Regression to Mean & Hawthorne

Regression to mean: extreme values moderate naturally

  • Very overweight participants lose some weight naturally
  • Solution: don’t select extremes

Hawthorne effect: behavior changes under observation

  • Workers are more productive when being watched
  • Solution: use a control group also under observation

Placebo & Spillover

Placebo effect: belief in treatment causes improvement

  • Control group improves from receiving inert treatment
  • Solution: include a placebo group (double-blind)

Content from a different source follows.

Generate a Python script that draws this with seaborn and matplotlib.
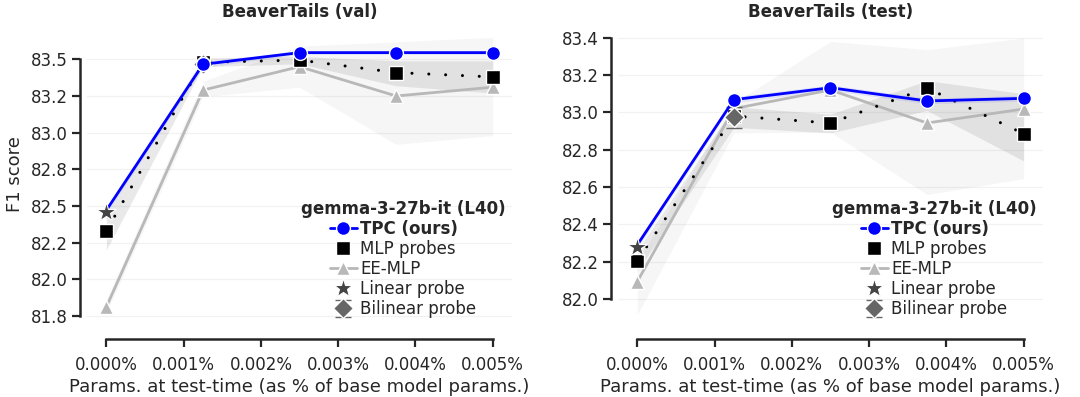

Spillover: treatment leaks to control group

  • Treated students share knowledge with untreated peers
  • Solution: use geographically distant control groups

Hawthorne vs. Placebo

These are commonly confused:

  • Hawthorne: behavior changes from being observed
    • Participants know they are in a study
  • Placebo: improvement from believing in treatment
    • Participants are unaware they receive no active treatment

What Randomization Fixes

Randomization addresses some but not all threats:

  • Fixes: selection bias, maturation, regression to mean
  • Does not fix: attrition, spillover, measurement problems
  • Additional safeguards are always needed

Threats to External Validity

External Validity

Are your findings generalizable to the whole population?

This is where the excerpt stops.